Nov 12, 2009
Jimmy Carter Responds to Thomas Friedman
NewPolicy.org supports President Carter's letter to the New York Times, the status quo is no longer an option. The Netanyahu government must understand that the price of stalling the peace process will be high and that increasing impediments to peace such as building settlements will not be tolerated by the United States government.
In response to “Call White House, Ask for Barack,” by Thomas L. Friedman (column, Nov. 8)
To the Editor:
Mr.

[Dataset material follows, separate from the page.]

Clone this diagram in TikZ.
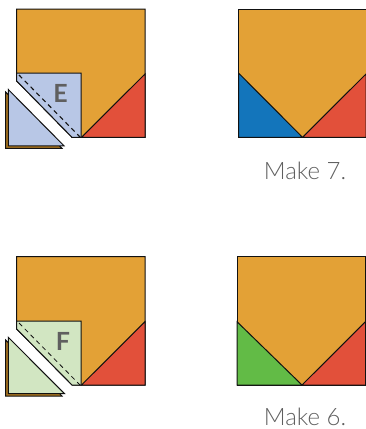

Friedman is advocating what some Israelis want and no Palestinian wants: a perpetuation of the status quo, and for the United States to “just get out of the picture.” He claims that we Americans want peace more than the Israelis and the Palestinians.
Certainly that is not true of the Palestinians, who are suffering horribly in Gaza and are oppressed and deprived of freedom and human dignity in the West Bank and East Jerusalem.

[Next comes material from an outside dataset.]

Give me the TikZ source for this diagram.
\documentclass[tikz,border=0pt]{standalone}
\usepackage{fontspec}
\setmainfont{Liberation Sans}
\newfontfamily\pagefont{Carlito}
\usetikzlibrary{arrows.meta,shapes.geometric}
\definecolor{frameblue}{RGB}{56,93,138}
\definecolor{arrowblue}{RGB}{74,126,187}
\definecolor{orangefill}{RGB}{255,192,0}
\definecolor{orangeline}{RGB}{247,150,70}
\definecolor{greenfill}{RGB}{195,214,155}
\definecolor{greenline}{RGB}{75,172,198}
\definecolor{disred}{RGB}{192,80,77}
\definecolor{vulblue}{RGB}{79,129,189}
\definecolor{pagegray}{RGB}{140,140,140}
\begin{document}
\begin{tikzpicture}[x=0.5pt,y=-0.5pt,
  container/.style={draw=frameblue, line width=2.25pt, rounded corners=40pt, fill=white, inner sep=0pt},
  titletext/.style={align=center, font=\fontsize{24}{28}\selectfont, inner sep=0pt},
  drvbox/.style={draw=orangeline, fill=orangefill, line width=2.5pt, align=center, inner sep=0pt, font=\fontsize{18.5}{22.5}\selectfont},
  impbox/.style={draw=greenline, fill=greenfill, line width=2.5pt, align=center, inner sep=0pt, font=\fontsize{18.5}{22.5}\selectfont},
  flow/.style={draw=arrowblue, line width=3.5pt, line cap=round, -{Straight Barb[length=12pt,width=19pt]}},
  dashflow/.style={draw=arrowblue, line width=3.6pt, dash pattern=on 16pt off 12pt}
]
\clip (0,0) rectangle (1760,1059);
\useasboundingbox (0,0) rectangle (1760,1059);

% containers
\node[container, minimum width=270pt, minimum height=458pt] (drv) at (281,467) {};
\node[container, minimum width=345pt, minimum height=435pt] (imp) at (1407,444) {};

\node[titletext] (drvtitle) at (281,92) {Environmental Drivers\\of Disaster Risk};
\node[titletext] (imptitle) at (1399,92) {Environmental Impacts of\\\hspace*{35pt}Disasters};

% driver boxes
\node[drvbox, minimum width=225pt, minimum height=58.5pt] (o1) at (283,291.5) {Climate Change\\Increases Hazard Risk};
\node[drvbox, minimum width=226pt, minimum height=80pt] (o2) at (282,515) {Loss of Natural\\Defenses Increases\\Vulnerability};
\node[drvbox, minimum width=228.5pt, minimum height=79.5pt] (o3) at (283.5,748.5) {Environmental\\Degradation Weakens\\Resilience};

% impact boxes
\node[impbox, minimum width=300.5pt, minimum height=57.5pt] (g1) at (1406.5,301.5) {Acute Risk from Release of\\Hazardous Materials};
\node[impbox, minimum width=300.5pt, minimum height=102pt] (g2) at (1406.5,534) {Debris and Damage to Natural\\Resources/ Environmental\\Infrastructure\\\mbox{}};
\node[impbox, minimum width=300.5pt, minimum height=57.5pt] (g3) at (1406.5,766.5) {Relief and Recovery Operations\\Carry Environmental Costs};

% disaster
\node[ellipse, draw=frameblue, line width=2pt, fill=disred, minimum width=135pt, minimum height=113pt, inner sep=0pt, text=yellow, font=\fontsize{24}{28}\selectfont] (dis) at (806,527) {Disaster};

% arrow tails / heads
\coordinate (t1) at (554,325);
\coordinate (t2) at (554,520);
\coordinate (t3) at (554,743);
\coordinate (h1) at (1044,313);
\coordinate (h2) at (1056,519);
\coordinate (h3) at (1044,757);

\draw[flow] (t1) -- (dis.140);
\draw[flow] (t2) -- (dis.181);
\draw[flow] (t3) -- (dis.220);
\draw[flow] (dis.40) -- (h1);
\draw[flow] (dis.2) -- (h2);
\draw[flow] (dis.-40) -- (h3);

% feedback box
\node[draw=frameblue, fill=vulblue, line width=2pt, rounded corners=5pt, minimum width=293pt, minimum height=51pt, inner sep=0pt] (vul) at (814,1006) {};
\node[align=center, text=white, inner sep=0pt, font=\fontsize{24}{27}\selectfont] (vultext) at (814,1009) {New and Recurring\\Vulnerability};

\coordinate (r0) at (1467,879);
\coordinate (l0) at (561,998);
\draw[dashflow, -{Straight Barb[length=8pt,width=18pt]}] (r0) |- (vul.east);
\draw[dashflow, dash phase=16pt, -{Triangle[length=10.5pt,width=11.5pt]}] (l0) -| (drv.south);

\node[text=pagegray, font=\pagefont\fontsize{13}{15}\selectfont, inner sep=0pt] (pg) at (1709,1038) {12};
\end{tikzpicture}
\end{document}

Most thinking Israelis — including Ehud Olmert, Ariel Sharon and Ehud Barak, all conservatives — have recognized that a continuation of the status quo will be a catastrophe for Israel, as a single nation continues to evolve between the Jordan River and the Mediterranean Sea. With a majority of Arab voters, Israel will soon cease to be a Jewish state, or else be forced to become a truly apartheid regime.

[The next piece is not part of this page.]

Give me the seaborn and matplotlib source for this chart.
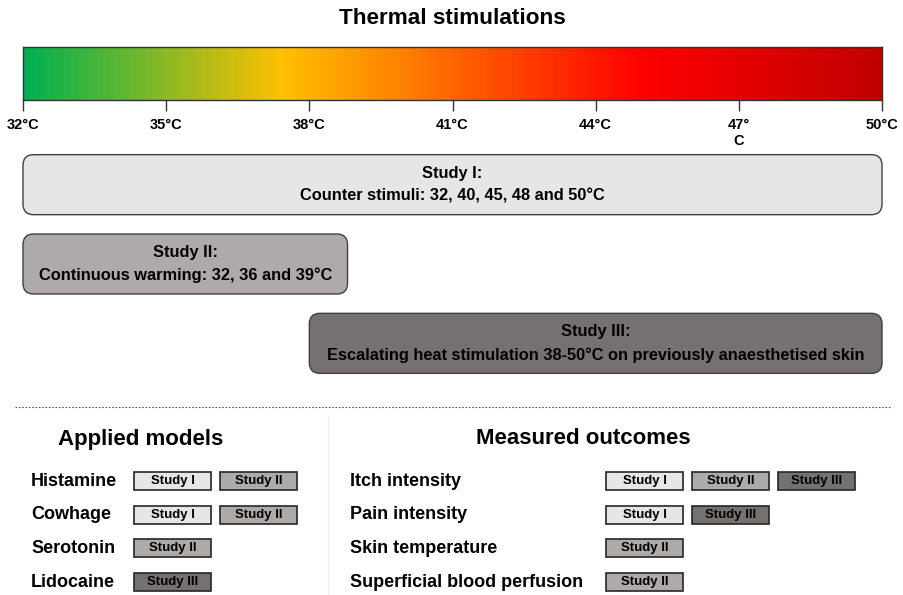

Instead of waiting for Benjamin Netanyahu and Mahmoud Abbas to beg us, which won’t happen, America needs to put forward on our own initiative a plan for two states, perhaps based on the Arab initiative, which calls for diplomatic and economic recognition of Israel within its secure borders, side by side with Palestinians in a viable and contiguous state.
As President Obama and other world leaders know, a quiescent America will bring nothing but catastrophe.